SSK emeklisi olduğunu kaydeden Mümtaz Demir de, “Yüzde 35-40 enflasyon var. Yüzde 5-6 zam var. Emekli ne yapabilir? Evi kiraysa, çocuk okutuyorsa işi kötü. Gerçek enflasyon oranında zam olmasını isterdim, hükümet düşük gösteriyor sonra da emekliye zam vermiyor” dedi.
Gelir adaletsizliğinden şikayet ediyorlar
Memur emeklisi Hüseyin Avcı, Türkiye’nin olumsuz yönde çok değiştiğinden şikayetçi olanlardan birisi. Karamsar olduğunu vurgulayan Avcı, “Ocak’ta, Temmuz’da yapılan zamlar en düşük düzeyde. Enflasyon çok yüksek olunca bu oranlar vatandaşla dalga geçer gibi bir durumdadır. Yüzde 5 enflasyon nerede? Reel enflasyon yani fakir için enflasyonu yüzde 40, yüzde 50. Yumruk kadar et, tereyağı 50 lira olmuş. Sen vatandaşa yüzde 5, yüzde 6 bunlar çok komik rakamlar. Aynen 80 öncesi gibi halkla dalga geçilmektedir. Ne yapacağız pastayı büyütmekten başka çaremiz yok. Pastayı büyüteceğiz ve belli oranlarda paylaşacağız. Şu beğenmediğiniz Yunanistan emeklisine 2 bin Euro veriyor. Emekliye verilmekte olan bin lira, iki bin lira, üç bin lira bununla geçinilir mi? En uçtaki insanlar arasındaki fark çok açıldı. Bir tarafta harcama kalemleri artıyor, bir tarafta pazarlarda çöpleri toplayanlar. Eskiden böyle değildi. Yüzü gülen insan kalmadı. Halk bankalara borçlu. Nereye gidecek, bazen bunları düşündükçe uykularım kaçıyor. Bugünleri de arayacağız. Ekmek, soğan yiyeceğiz” diye konuştu.

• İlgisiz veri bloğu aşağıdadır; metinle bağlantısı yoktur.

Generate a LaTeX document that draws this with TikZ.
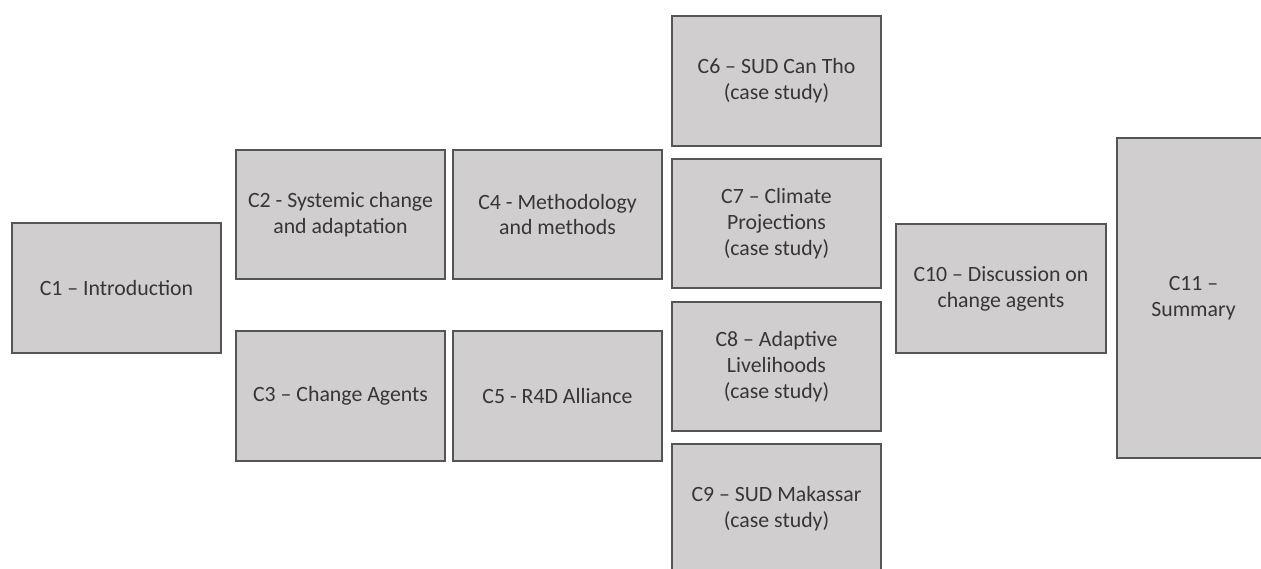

Bir başka memur emeklisi Turgut Durgunlu da, “Nasıl yeterli olur? Her şeye zam geldi. Doğalgaz, elektrik, soğan, patates her şey zamlanıyor. Yüzde yüz zam var. Bu oranlar yeterli gelir mi? Dediğim dedik, çaldığım düdük. Çalışan işçilere yüzde 8 verdiler, niye memurlara yüzde 4 veriyorlar anlamış değilim. Burada da bir adaletsizlik var” ifadelerini kullandı.
Adını vermeyen bir başka vatandaş ise, ekonomideki arz-talep dengesini işaret ederek, “(Maaş zammı oranları) Yeterli değil. Kira verdiğini düşün, iki çocuğu olduğunu düşün, en az 3 bin lira alması lazım asgari ücret. Ben emekliyim ama ben 5 bin lira alıyorum, evim de var kira vermiyorum geçiniyorum. Arabam da var. Asgari ücret olarak 2 bin 200 lira çok az. İşveren az kazansın ki çalışan da kazansın. Misal gömlek üreticisi depoda ürünü beklerse kazanamaz. Tüketicinin de kazanması lazım” diye anlattı.
Bir başkası da eylem yapma kararı alanları desteklediklerini belirterek, en yüzde 6 artı enflasyon farkı verilmesi gerektiğini görüşünü savundu. Kadınlarsa kamera kapalıyken şikayetçi olmalarına karşın kamera önünde soruları yanıtlamaktan kaçındı.
Hak-İş de Türk-İş ile aynı oranlarla anlaştı
Bu arada Aile, Çalışma ve Sosyal Hizmetler Bakanlığı ile Hak İşçi Sendikaları Konfederasyonu (Hak-İş), kamu işçisinin 2019-2020 yılındaki mali ve sosyal haklarını belirleyen 2019 dönemi kamu kesimi toplu iş sözleşmesi üzerinde anlaştı. Hak-İş üyesi kamu işçisine 2019 için yüzde 8+4 zam verilecek, 2020 için ise yüzde 3+3 ve enflasyon farkı verilecek.
Böylece Hak-İş de, Türk-İş’in onay vermiş olduğu oranları kabul etmiş oldu.